The immediate reaction from environmentalists, and fans of hybrid and electric cars, might be to shout “Yes” and throw a fist in the sky. That is, until you hear that the Alliance of Automobile Manufacturers, the lobbying organization representing 11 of the biggest automakers in the US market, is championing the idea. “The ability to earn, trade and bank credits” by producing electric and hybrid vehicles “is essential to meeting the goals of the national program,” which calls for automakers to boost the average fuel efficiency of their fleets to 35.5 miles per gallon by 2016, said Charles Territo, an Alliance spokesman.
A Failed Precedent
How would the system work? Makers of electric cars would not only get a stellar rating for producing zero tailpipe emissions and using a super-efficient electric drivetrain, the carmaker would use a multiplier of 1.2 or 2.0 when counting toward its fleet-wide average. A similar strategy is already in place for cars that can—but seldom do—use an 85 percent of ethanol.
Since 1988, automakers have been allowed to assign flexible-fuel vehicles higher fuel economy ratings under the government’s CAFE fuel economy regulations. This means that a full-size SUV that averages 13 mpg is rated at roughly 23 mpg for CAFE purposes, even if its owner never fueled it with E85. EVs will only use electricity as fuel, but the same game of banking, shifting, and selling credits would apply. Proponents say this would help automakers keep costs down, and sell electric and hybrid cars for cheaper—although there’s no guarantee that the savings wouldn’t be applied to producing more SUVs or giving bonuses to executives.

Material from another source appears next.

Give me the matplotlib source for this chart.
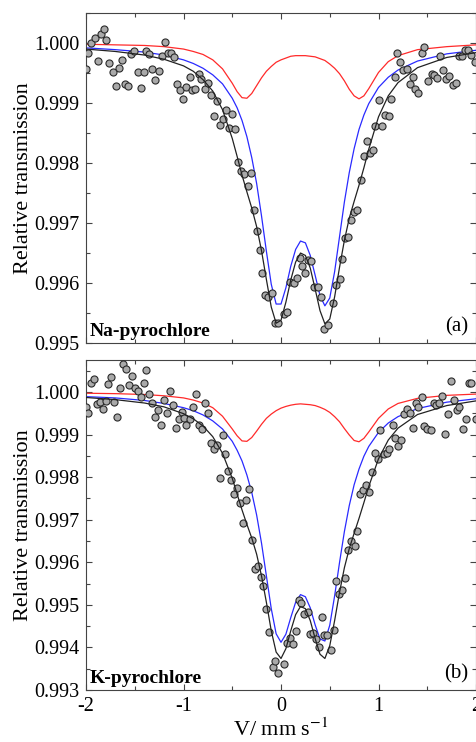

We wholeheartedly support consumer adoption of advanced fuel-efficient vehicles such as electric cars. But at face value, EV extra credits—rather than 1:1 numbers—would lower the bar on overall fleet averages.
Some analysts believe using electric cars—which don’t use petroleum-based fuel—as a tool to meet or shift fuel efficiency standards is inherently misleading. “There’s a lot of confusion out there on the issue because CAFE is defined based on petroleum use, so non-petroleum fuel options like EVs get credit disproportionate to their actual emissions reduction impact,” John DeCicco, senior lecturer at the University of Michigan’s School of Natural Resources and Environment, told HybridCars.com. “This is similar to the issue leading to the eye-popping MPG numbers for the Chevy Volt.”
DeCicco believes that this scheme is not only confusing, but counter-productive. “Funny math can’t substitute for engineering breakthroughs. EVs of any sort can only make a real difference if they succeed on their merits for both customer value and emissions reduction. Bonus credits may fool a few starry-eyed policymakers, they won’t fool either the marketplace or the Earth’s atmosphere.”
He would like to see a level playing field, in which all extra credits are dropped, and compliance is measured “strictly on the basis of actual measured energy use per mile, regardless of the fuel or energy source.”